──────── Material provided
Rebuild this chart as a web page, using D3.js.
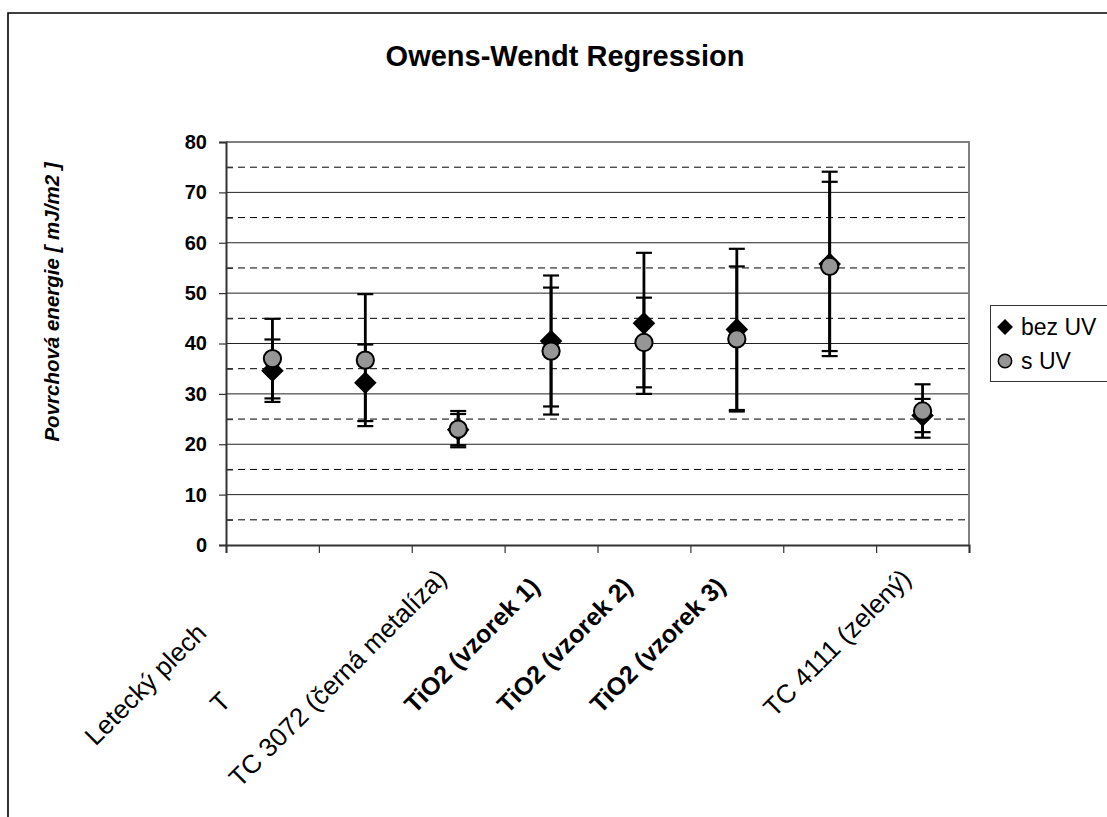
<!DOCTYPE html>
<html>
<head>
<meta charset="utf-8">
<script src="https://cdn.jsdelivr.net/npm/d3@7"></script>
<style>
  html, body { margin: 0; padding: 0; background: #fff; }
  svg { display: block; font-family: Arial, "Liberation Sans", sans-serif; }
</style>
</head>
<body>
<svg id="chart" width="1107" height="817"></svg>
<script>
// Category labels as printed under the axis
const categories = ["Letecký plech", "T", "TC 3072 (černá metalíza)", "TiO2 (vzorek 1)",
                    "TiO2 (vzorek 2)", "TiO2 (vzorek 3)", "", "TC 4111 (zelený)"];
const boldLabel = [false, false, false, true, true, true, false, false];

// Surface energy without UV (diamonds) and its error
const bezUV    = [34.6, 32.2, 22.9, 40.5, 44.0, 42.8, 55.8, 25.7];
const bezUVErr = [6.2, 7.6, 3.1, 13.0, 14.0, 16.0, 18.3, 3.3];

// Surface energy with UV (circles) and its error
const sUV    = [37.0, 36.7, 23.0, 38.5, 40.2, 40.9, 55.3, 26.6];
const sUVErr = [7.9, 13.1, 3.6, 12.6, 8.9, 14.4, 16.8, 5.3];

const yMajor = [0, 10, 20, 30, 40, 50, 60, 70, 80];
const yMinor = [5, 15, 25, 35, 45, 55, 65, 75];

const seriesNames = ["bez UV", "s UV"];

// ---- layout ----
const svg = d3.select("#chart");
const L = 226, R = 969, T = 142, B = 545;

const x = d3.scaleBand().domain(d3.range(categories.length)).range([L, R]).padding(0);
const xEdge = d3.scaleLinear().domain([0, categories.length]).range([L, R]);
const y = d3.scaleLinear().domain([0, 80]).range([B, T]);

// outer chart frame
svg.append("path")
  .attr("d", `M8,817 L8,13 L1107,13`)
  .attr("fill", "none").attr("stroke", "#000").attr("stroke-width", 1.6);

// title
svg.append("text")
  .attr("x", 565).attr("y", 66)
  .attr("text-anchor", "middle")
  .attr("font-size", 29).attr("font-weight", "bold")
  .text("Owens-Wendt Regression");

// y-axis title
svg.append("text")
  .attr("transform", "translate(59,302) rotate(-90)")
  .attr("text-anchor", "middle")
  .attr("font-size", 20.5).attr("font-weight", "bold").attr("font-style", "italic")
  .text("Povrchová energie [ mJ/m2 ]");

// dashed minor gridlines
svg.append("g").selectAll("line").data(yMinor).join("line")
  .attr("x1", L).attr("x2", R)
  .attr("y1", d => y(d)).attr("y2", d => y(d))
  .attr("stroke", "#000").attr("stroke-width", 1)
  .attr("stroke-dasharray", "7,5");

// solid major gridlines
svg.append("g").selectAll("line").data(yMajor.filter(v => v > 0 && v < 80)).join("line")
  .attr("x1", L).attr("x2", R)
  .attr("y1", d => y(d)).attr("y2", d => y(d))
  .attr("stroke", "#222").attr("stroke-width", 1);

// plot area border (top and right)
svg.append("path")
  .attr("d", `M${L},${y(80)} L${R},${y(80)} L${R},${B}`)
  .attr("fill", "none").attr("stroke", "#808080").attr("stroke-width", 2);

// y axis: major ticks outward with labels, minor ticks inward
const yAxis = svg.append("g").attr("transform", `translate(${L},0)`)
  .call(d3.axisLeft(y).tickValues(yMajor).tickSize(7).tickPadding(12).tickFormat(d3.format("d")));
yAxis.select(".domain").attr("stroke", "#333").attr("stroke-width", 2);
yAxis.selectAll(".tick line").attr("stroke", "#333").attr("stroke-width", 1.2);
yAxis.selectAll(".tick text")
  .attr("font-size", 20).attr("font-weight", "bold")
  .attr("font-family", "Arial, 'Liberation Sans', sans-serif").attr("fill", "#000");

const yMinorAxis = svg.append("g").attr("transform", `translate(${L},0)`)
  .call(d3.axisLeft(y).tickValues(yMinor).tickSize(-7).tickFormat(""));
yMinorAxis.select(".domain").remove();
yMinorAxis.selectAll(".tick line").attr("stroke", "#333").attr("stroke-width", 1.2);

// x axis with ticks at category boundaries
const xAxis = svg.append("g").attr("transform", `translate(0,${B})`)
  .call(d3.axisBottom(xEdge).tickValues(d3.range(categories.length + 1)).tickSize(8).tickFormat(""));
xAxis.select(".domain").attr("stroke", "#333").attr("stroke-width", 2);
xAxis.selectAll(".tick line").attr("stroke", "#333").attr("stroke-width", 1.2);

// rotated category labels; the first two sit further down along their baseline
const labelShift = [77, 174, 0, 0, 0, 0, 0, 0];
svg.append("g").selectAll("text").data(categories).join("text")
  .attr("transform", (d, i) => {
    const cx = x(i) + x.bandwidth() / 2 - 10;
    const cy = boldLabel[i] ? 588 : 580;
    const s = labelShift[i] / Math.SQRT2;
    return `translate(${cx - s},${cy + s}) rotate(-45)`;
  })
  .attr("text-anchor", "end")
  .attr("font-size", (d, i) => boldLabel[i] ? 25 : 26)
  .attr("font-weight", (d, i) => boldLabel[i] ? "bold" : "normal")
  .text(d => d);

// error bars + markers for one series
function drawSeries(values, errs, symbolType, size, rotate, fill) {
  const g = svg.append("g");
  const capW = 8;
  values.forEach((v, i) => {
    const cx = x(i) + x.bandwidth() / 2;
    const e = errs[i];
    g.append("line")
      .attr("x1", cx).attr("x2", cx)
      .attr("y1", y(v + e)).attr("y2", y(v - e))
      .attr("stroke", "#000").attr("stroke-width", 2.8);
    [v + e, v - e].forEach(c => {
      g.append("line")
        .attr("x1", cx - capW).attr("x2", cx + capW)
        .attr("y1", y(c)).attr("y2", y(c))
        .attr("stroke", "#000").attr("stroke-width", 2.2);
    });
  });
  g.selectAll("path.mark").data(values).join("path")
    .attr("class", "mark")
    .attr("d", d3.symbol().type(symbolType).size(size))
    .attr("transform", (d, i) => `translate(${x(i) + x.bandwidth() / 2},${y(d)}) rotate(${rotate})`)
    .attr("fill", fill).attr("stroke", "#000").attr("stroke-width", 2);
}

drawSeries(bezUV, bezUVErr, d3.symbolSquare, 195, 45, "#000");
drawSeries(sUV, sUVErr, d3.symbolCircle, 235, 0, "#969696");

// legend
const lg = svg.append("g");
lg.append("rect")
  .attr("x", 990.5).attr("y", 305.5).attr("width", 140).attr("height", 76)
  .attr("fill", "#fff").attr("stroke", "#333").attr("stroke-width", 1);
const legendSymbols = [
  { type: d3.symbolSquare, size: 95, rot: 45, fill: "#000" },
  { type: d3.symbolCircle, size: 140, rot: 0, fill: "#969696" }
];
seriesNames.forEach((name, i) => {
  const cy = 327 + i * 34;
  lg.append("path")
    .attr("d", d3.symbol().type(legendSymbols[i].type).size(legendSymbols[i].size))
    .attr("transform", `translate(1005,${cy}) rotate(${legendSymbols[i].rot})`)
    .attr("fill", legendSymbols[i].fill).attr("stroke", "#000").attr("stroke-width", 1.5);
  lg.append("text")
    .attr("x", 1021).attr("y", cy + 8)
    .attr("font-size", 23)
    .text(name);
});
</script>
</body>
</html>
────────────────
Work to do:
Select the lines in this material that hold the word "chart", leaving none out.

Task solution:
Rebuild this chart as a web page, using D3.js.
<svg id="chart" width="1107" height="817"></svg>
const svg = d3.select("#chart");
// outer chart frame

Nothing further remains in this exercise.